▸ REQUEST: Leave out the pictures and set down exactly the lines from the start of the listing through the one with "const xTicksCR = [0,0.5,1.0,1.5,2.0,2.5];", both included.

* Start INFORMATION PROVIDED *

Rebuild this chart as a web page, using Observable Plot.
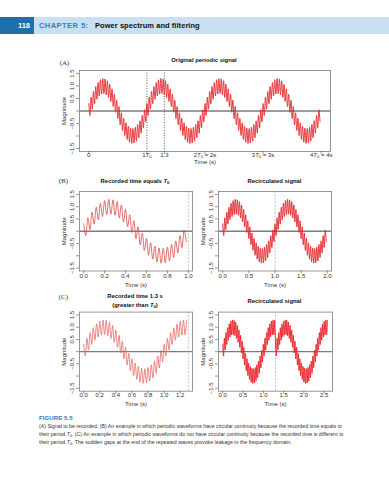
<!DOCTYPE html>
<html><head><meta charset="utf-8">
<script src="https://cdn.jsdelivr.net/npm/d3@7"></script>
<script src="https://cdn.jsdelivr.net/npm/@observablehq/plot@0.6"></script>
<style>
body{margin:0;background:#fff;}
#page{position:relative;width:389px;height:480px;overflow:hidden;font-family:"Liberation Sans",Arial,sans-serif;background:#fff;}
.abs{position:absolute;white-space:nowrap;line-height:1;}
sub.t0{font-size:70%;vertical-align:-0.3em;line-height:0;}
</style></head><body><div id="page"></div>
<script>
// ---- data ----
// one period (T0 = 1 s) of the signal, values at successive turning points of the fast ripple
const sampleStep = 0.02;
const periodValues = [0.30,-0.18,0.55,0.07,0.78,0.29,0.98,0.47,1.14,0.60,1.25,0.68,1.30,0.70,1.28,0.65,1.21,0.54,1.07,0.38,0.89,0.18,0.67,-0.05,0.43,-0.30,0.18,-0.55,-0.07,-0.78,-0.29,-0.98,-0.47,-1.14,-0.61,-1.25,-0.68,-1.30,-0.70,-1.28,-0.65,-1.21,-0.54,-1.07,-0.39,-0.89,-0.18,-0.67,0.05,-0.43];
const periodT0 = 1;
const recordedC = 1.3;
const periodsA = 4;
const yTicks = [-1.5,-1,-0.5,0,0.5,1,1.5];
const yTickLabels = ["−1.5","","−0.5","","0.5","1.0","1.5"];
const xTicksA = [0,1,1.3,2,3,4];
const xTickLabelsA = ["0","1T0","1.3","2T0 = 2s","3T0 = 3s","4T0 = 4s"];
const xTicksBL = [0,0.2,0.4,0.6,0.8,1.0];
const xTicksBR = [0,0.5,1.0,1.5,2.0];
const xTicksCL = [0,0.2,0.4,0.6,0.8,1.0,1.2];
const xTicksCR = [0,0.5,1.0,1.5,2.0,2.5];

// ---- series ----
function record(length) { // the original periodic signal observed for `length` seconds
  const n = Math.round(length / sampleStep);
  return d3.range(n).map(k => ({t: k * sampleStep, v: periodValues[k % periodValues.length]}));
}
function recirculate(rec, length, copies) {
  const out = [];
  for (let c = 0; c < copies; c++) rec.forEach(d => out.push({t: d.t + c * length, v: d.v, c}));
  return out;
}
const recB = record(periodT0);
const recC = record(recordedC);
const seriesA = recirculate(recB, periodT0, periodsA);
const seriesBL = recB;
const seriesBR = recirculate(recB, periodT0, 2);
const seriesCL = recC;
const seriesCR = recirculate(recC, recordedC, 2);

const page = document.getElementById("page");
const W = 389, H = 480;

function fixT0(svg) {
  const ns = "http://www.w3.org/2000/svg";
  svg.querySelectorAll("text").forEach(t => {
    const s = t.textContent;
    if (!s.includes("T0")) return;
    const parts = s.split("T0");
    while (t.firstChild) t.removeChild(t.firstChild);
    parts.forEach((p, i) => {
      if (i > 0) {
        const a = document.createElementNS(ns, "tspan"); a.setAttribute("font-style","italic"); a.textContent = "T"; t.appendChild(a);
        const b = document.createElementNS(ns, "tspan"); b.setAttribute("font-size","4.2"); b.setAttribute("dy","1.6"); b.textContent = "0"; t.appendChild(b);
        const c = document.createElementNS(ns, "tspan"); c.setAttribute("dy","-1.6"); c.textContent = p; t.appendChild(c);
      } else {
        const c = document.createElementNS(ns, "tspan"); c.textContent = p; t.appendChild(c);
      }
    });
  });
}

function panel(o) {
  const [x0, x1, y0, y1] = o.box;
  const yLab = yTicks.map((v, i) => ({v, s: yTickLabels[i]})).filter(d => d.s);
  const xLab = o.xTicks.map((v, i) => ({v, s: o.xLabels ? o.xLabels[i] : v.toFixed(1)}));
  const svg = Plot.plot({
    width: W, height: H,
    marginLeft: x0, marginRight: W - x1, marginTop: y0, marginBottom: H - y1,
    x: {domain: o.xDomain},
    y: {domain: [-1.62, 1.62]},
    style: {background: "transparent", position: "absolute", left: "0px", top: "0px", overflow: "visible", fontFamily: "'Liberation Sans', Arial, sans-serif"},
    marks: [
      Plot.ruleY([0], {stroke: "#7d7d7d", strokeWidth: 1.3}),
      Plot.ruleX(o.vlines, {stroke: o.vColor, strokeDasharray: o.vDash, strokeWidth: o.vWidth}),
      Plot.line(o.data, {x: "t", y: "v", stroke: o.stroke, strokeWidth: o.strokeWidth, curve: "catmull-rom"}),
      Plot.frame({stroke: "#8c8c8c", strokeWidth: 0.9}),
      Plot.axisY(yTicks, {tickSize: 3, tickFormat: () => "", label: null, stroke: "#555", strokeWidth: 0.6}),
      Plot.axisX(o.xTicks, {tickSize: 3, tickFormat: () => "", label: null, stroke: "#555", strokeWidth: 0.6}),
      Plot.text(yLab, {y: "v", text: "s", frameAnchor: "left", dx: -6, rotate: -90, textAnchor: "middle", lineAnchor: "bottom", fontSize: 6, fill: "#333"}),
      Plot.text(xLab, {x: "v", text: "s", frameAnchor: "bottom", dy: o.tickDy, fontSize: 6, fill: "#333"}),
      Plot.text(["Time (s)"], {frameAnchor: "bottom", dy: o.labelDy, fontSize: 6, fill: "#333"}),
      Plot.text(["Magnitude"], {frameAnchor: "left", dx: -14, rotate: -90, textAnchor: "middle", lineAnchor: "bottom", fontSize: 6, fill: "#333"})
    ]
  });
  fixT0(svg);
  page.appendChild(svg);
}

panel({box: [79, 330, 70, 151], xDomain: [-0.16, 4.16], data: seriesA, stroke: "#e3262c", strokeWidth: 0.9,
  xTicks: xTicksA, xLabels: xTickLabelsA, vlines: [periodT0, recordedC], vColor: "#333", vDash: "1,1.6", vWidth: 0.8, tickDy: 5, labelDy: 12.5});
panel({box: [79, 192, 191, 270.5], xDomain: [-0.04, 1.04], data: seriesBL, stroke: "#dc4a4a", strokeWidth: 0.8,
  xTicks: xTicksBL, vlines: [periodT0], vColor: "#aaa", vDash: "2,1.5", vWidth: 0.7, tickDy: 6.5, labelDy: 15.5});
panel({box: [218, 331, 191, 270.5], xDomain: [-0.08, 2.08], data: seriesBR, stroke: "#e0242a", strokeWidth: 0.9,
  xTicks: xTicksBR, vlines: [periodT0], vColor: "#aaa", vDash: "2,1.5", vWidth: 0.7, tickDy: 6.5, labelDy: 15.5});
panel({box: [79, 192, 311.6, 390.7], xDomain: [-0.052, 1.352], data: seriesCL, stroke: "#e46262", strokeWidth: 0.75,
  xTicks: xTicksCL, vlines: [recordedC], vColor: "#aaa", vDash: "2,1.5", vWidth: 0.7, tickDy: 6, labelDy: 14.6});
panel({box: [218, 332, 311.6, 390.7], xDomain: [-0.104, 2.704], data: seriesCR, stroke: "#ec1c24", strokeWidth: 0.9,
  xTicks: xTicksCR, vlines: [recordedC], vColor: "#aaa", vDash: "2,1.5", vWidth: 0.7, tickDy: 6, labelDy: 14.6});

// ---- page text ----
function place(html, x, y, style, anchor) {
  const d = document.createElement("div");
  d.className = "abs";
  d.innerHTML = html;
  d.style.cssText += style;
  d.style.left = x + "px"; d.style.top = y + "px";
  d.style.transform = anchor === "left" ? "translate(0,-50%)" : anchor === "right" ? "translate(-100%,-50%)" : "translate(-50%,-50%)";
  page.appendChild(d);
  return d;
}
const T0 = '<i>T</i><sub class="t0">0</sub>';
// header bar
const bar = document.createElement("div");
bar.style.cssText = "position:absolute;left:0;top:17px;width:389px;height:17px;background:#c9e0f0;";
page.appendChild(bar);
const box = document.createElement("div");
box.style.cssText = "position:absolute;left:0;top:17px;width:34px;height:17px;background:#1e6fab;";
page.appendChild(box);
place("118", 30, 25.8, "color:#fff;font-weight:bold;font-size:7.5px;", "right");
place("CHAPTER 5:", 39, 25.8, "color:#2f7fc1;font-weight:bold;font-size:7.5px;letter-spacing:0.45px;", "left");
place("Power spectrum and filtering", 95, 25.8, "color:#111;font-weight:bold;font-size:7.5px;letter-spacing:0.05px;", "left");

const serif = "font-family:'Liberation Serif','DejaVu Serif',serif;font-size:7px;color:#333;";
const ttl = "font-weight:bold;font-size:5.9px;color:#111;";
place("(A)", 64.5, 62.7, serif);
place("(B)", 63.3, 181.3, serif);
place("(C)", 63.3, 296.7, serif);
place("Original periodic signal", 204, 61, ttl);
place("Recorded time equals " + T0, 135, 182, ttl);
place("Recirculated signal", 274.5, 182, ttl);
place("Recorded time 1.3 s", 135, 297.3, ttl);
place("(greater than " + T0 + ")", 135, 306, ttl);
place("Recirculated signal", 274.5, 301.7, ttl);

// caption
place("FIGURE 5.5", 39, 417.7, "color:#2a7ab9;font-weight:bold;font-size:6px;letter-spacing:0.1px;", "left");
const capLines = [
  "(A) Signal to be recorded. (B) An example in which periodic waveforms have circular continuity because the recorded time equals to",
  "their period " + T0 + ". (C) An example in which periodic waveforms do not have circular continuity because the recorded time is different to",
  "their period " + T0 + ". The sudden gaps at the end of the repeated waves provoke leakage in the frequency domain."
];
const capY = [426.7, 435, 443.3];
const capTargets = [303, 305, null];
let lastScale = 1;
capLines.forEach((s, i) => {
  const d = place(s, 39, capY[i], "color:#333;font-size:5.2px;font-family:'Liberation Sans Narrow','Liberation Sans',Arial,sans-serif;", "left");
  const w = d.offsetWidth;
  const sc = capTargets[i] ? capTargets[i] / w : lastScale;
  lastScale = sc;
  d.style.transformOrigin = "0 50%";
  d.style.transform = `translate(0,-50%) scaleX(${sc})`;
});
</script></body></html>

* End INFORMATION PROVIDED *

▸ RESPONSE BELOW:
Rebuild this chart as a web page, using Observable Plot.
<!DOCTYPE html>
<html><head><meta charset="utf-8">
<script src="https://cdn.jsdelivr.net/npm/d3@7"></script>
<script src="https://cdn.jsdelivr.net/npm/@observablehq/plot@0.6"></script>
<style>
body{margin:0;background:#fff;}
#page{position:relative;width:389px;height:480px;overflow:hidden;font-family:"Liberation Sans",Arial,sans-serif;background:#fff;}
.abs{position:absolute;white-space:nowrap;line-height:1;}
sub.t0{font-size:70%;vertical-align:-0.3em;line-height:0;}
</style></head><body><div id="page"></div>
<script>
// ---- data ----
// one period (T0 = 1 s) of the signal, values at successive turning points of the fast ripple
const sampleStep = 0.02;
const periodValues = [0.30,-0.18,0.55,0.07,0.78,0.29,0.98,0.47,1.14,0.60,1.25,0.68,1.30,0.70,1.28,0.65,1.21,0.54,1.07,0.38,0.89,0.18,0.67,-0.05,0.43,-0.30,0.18,-0.55,-0.07,-0.78,-0.29,-0.98,-0.47,-1.14,-0.61,-1.25,-0.68,-1.30,-0.70,-1.28,-0.65,-1.21,-0.54,-1.07,-0.39,-0.89,-0.18,-0.67,0.05,-0.43];
const periodT0 = 1;
const recordedC = 1.3;
const periodsA = 4;
const yTicks = [-1.5,-1,-0.5,0,0.5,1,1.5];
const yTickLabels = ["−1.5","","−0.5","","0.5","1.0","1.5"];
const xTicksA = [0,1,1.3,2,3,4];
const xTickLabelsA = ["0","1T0","1.3","2T0 = 2s","3T0 = 3s","4T0 = 4s"];
const xTicksBL = [0,0.2,0.4,0.6,0.8,1.0];
const xTicksBR = [0,0.5,1.0,1.5,2.0];
const xTicksCL = [0,0.2,0.4,0.6,0.8,1.0,1.2];
const xTicksCR = [0,0.5,1.0,1.5,2.0,2.5];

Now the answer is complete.